- Task goal: Skip all pictures. Write out the data below from its first line through the line that contains "Chart.register(...registerables);".

-- start --

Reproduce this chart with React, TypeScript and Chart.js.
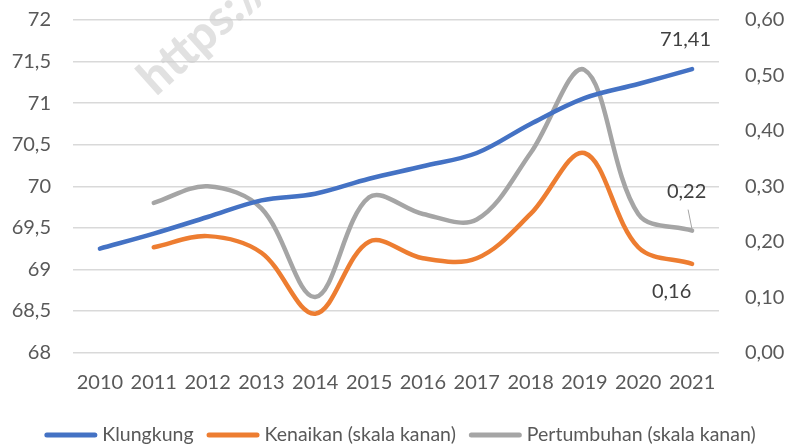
import React, { useEffect, useRef } from 'react';
import { Chart, registerables } from 'chart.js';

Chart.register(...registerables);

const years = ['2010', '2011', '2012', '2013', '2014', '2015', '2016', '2017', '2018', '2019', '2020', '2021'];
const klungkung = [69.25, 69.43, 69.63, 69.83, 69.91, 70.09, 70.24, 70.4, 70.75, 71.06, 71.23, 71.41];
const kenaikan = [null, 0.19, 0.21, 0.18, 0.07, 0.2, 0.17, 0.17, 0.25, 0.36, 0.19, 0.16];
const pertumbuhan = [null, 0.27, 0.3, 0.26, 0.1, 0.28, 0.25, 0.24, 0.36, 0.51, 0.25, 0.22];
const seriesNames = ['Klungkung', 'Kenaikan (skala kanan)', 'Pertumbuhan (skala kanan)'];
const endLabelTexts = ['71,41', '0,16', '0,22'];
const watermarkText = 'https://klungkungkab.bps.go.id';

const FONT = 'Lato, "Open Sans", "Noto Sans", sans-serif';
const TICK_COLOR = '#595959';
const LABEL_COLOR = '#404040';
const COLORS = ['#4472C4', '#ED7D31', '#A5A5A5'];

export default function App() {
  const ref = useRef<HTMLCanvasElement>(null);

  useEffect(() => {
    document.body.style.margin = '0';
    const canvas = ref.current!;

    const watermark = {
      id: 'watermark',
      beforeDatasetsDraw(chart: any) {
        const ctx = chart.ctx;
        ctx.save();
        ctx.translate(156, 97);
        ctx.rotate((-42 * Math.PI) / 180);
        ctx.font = `900 48px ${FONT}`;
        ctx.fillStyle = 'rgba(205,205,205,0.6)';
        ctx.textAlign = 'left';
        ctx.textBaseline = 'alphabetic';
        ctx.fillText(watermarkText, 0, 0);
        ctx.restore();
      },
    };

    const endLabels = {
      id: 'endLabels',
      afterDatasetsDraw(chart: any) {
        const ctx = chart.ctx;
        const offsets = [
          [-6.5, -29],
          [-20.5, 27.5],
          [-5.5, -39.5],
        ];
        ctx.save();
        ctx.font = `20px ${FONT}`;
        ctx.fillStyle = LABEL_COLOR;
        ctx.textAlign = 'center';
        ctx.textBaseline = 'middle';
        for (let i = 0; i < 3; i++) {
          const meta = chart.getDatasetMeta(i);
          const pt = meta.data[meta.data.length - 1];
          ctx.fillText(endLabelTexts[i], pt.x + offsets[i][0], pt.y + offsets[i][1]);
          if (i === 2) {
            ctx.strokeStyle = '#A5A5A5';
            ctx.lineWidth = 1;
            ctx.beginPath();
            ctx.moveTo(pt.x - 4, pt.y - 21);
            ctx.lineTo(pt.x, pt.y - 1);
            ctx.stroke();
          }
        }
        ctx.restore();
      },
    };

    const legendPlugin = {
      id: 'customLegend',
      afterDraw(chart: any) {
        const ctx = chart.ctx;
        ctx.save();
        ctx.font = `19.5px ${FONT}`;
        const lineLen = 53;
        const gap = 5;
        const spacing = 13;
        const widths = seriesNames.map((n) => ctx.measureText(n).width);
        const total = widths.reduce((a, w) => a + lineLen + gap + w, 0) + spacing * (seriesNames.length - 1);
        let x = 400 - total / 2;
        const y = 435;
        for (let i = 0; i < seriesNames.length; i++) {
          ctx.strokeStyle = COLORS[i];
          ctx.lineWidth = 5;
          ctx.lineCap = 'round';
          ctx.beginPath();
          ctx.moveTo(x + 2.5, y);
          ctx.lineTo(x + lineLen - 2.5, y);
          ctx.stroke();
          ctx.fillStyle = TICK_COLOR;
          ctx.textAlign = 'left';
          ctx.textBaseline = 'middle';
          ctx.fillText(seriesNames[i], x + lineLen + gap, y);
          x += lineLen + gap + widths[i] + spacing;
        }
        ctx.restore();
      },
    };

    const lineStyle = {
      borderWidth: 4.5,
      pointRadius: 0,
      tension: 0.35,
      borderCapStyle: 'round' as const,
      borderJoinStyle: 'round' as const,
      fill: false,
    };

    const chart = new Chart(canvas, {
      type: 'line',
      data: {
        labels: years,
        datasets: [
          { label: seriesNames[0], data: klungkung, borderColor: COLORS[0], backgroundColor: COLORS[0], yAxisID: 'y', ...lineStyle },
          { label: seriesNames[1], data: kenaikan, borderColor: COLORS[1], backgroundColor: COLORS[1], yAxisID: 'y1', ...lineStyle },
          { label: seriesNames[2], data: pertumbuhan, borderColor: COLORS[2], backgroundColor: COLORS[2], yAxisID: 'y1', ...lineStyle },
        ],
      },
      options: {
        animation: false,
        responsive: false,
        maintainAspectRatio: false,
        layout: { padding: { top: 20, left: 0, right: 0, bottom: 0 } },
        plugins: { legend: { display: false }, tooltip: { enabled: false } },
        scales: {
          x: {
            offset: true,
            grid: { display: false, drawTicks: false },
            border: { display: false },
            ticks: { font: { family: FONT, size: 20 }, color: TICK_COLOR, padding: 18, maxRotation: 0, autoSkip: false },
            afterFit(s: any) {
              s.height = 93.5;
              s.paddingLeft = 0;
              s.paddingRight = 0;
            },
          },
          y: {
            position: 'left',
            min: 68,
            max: 72,
            ticks: {
              stepSize: 0.5,
              padding: 22,
              font: { family: FONT, size: 20 },
              color: TICK_COLOR,
              callback: (v: any) => String(Number(v)).replace('.', ','),
            },
            grid: { color: '#d9d9d9', lineWidth: 1.5, drawTicks: false },
            border: { display: false },
            afterFit(s: any) {
              s.width = 73;
              s.paddingTop = 0;
              s.paddingBottom = 0;
            },
          },
          y1: {
            position: 'right',
            min: 0,
            max: 0.6,
            ticks: {
              stepSize: 0.1,
              padding: 26,
              font: { family: FONT, size: 20 },
              color: TICK_COLOR,
              callback: (v: any) => Number(v).toFixed(2).replace('.', ','),
            },
            grid: { display: false, drawTicks: false },
            border: { display: false },
            afterFit(s: any) {
              s.width = 70;
              s.paddingTop = 0;
              s.paddingBottom = 0;
            },
          },
        },
      },
      plugins: [watermark, endLabels, legendPlugin],
    });

    return () => chart.destroy();
  }, []);

  return (
    <div style={{ position: 'absolute', left: 0, top: 0, width: 789, height: 446 }}>
      <canvas ref={ref} width={789} height={446} style={{ display: 'block', width: 789, height: 446 }} />
    </div>
  );
}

-- end --

- Task solution:
Reproduce this chart with React, TypeScript and Chart.js.
import React, { useEffect, useRef } from 'react';
import { Chart, registerables } from 'chart.js';

Chart.register(...registerables);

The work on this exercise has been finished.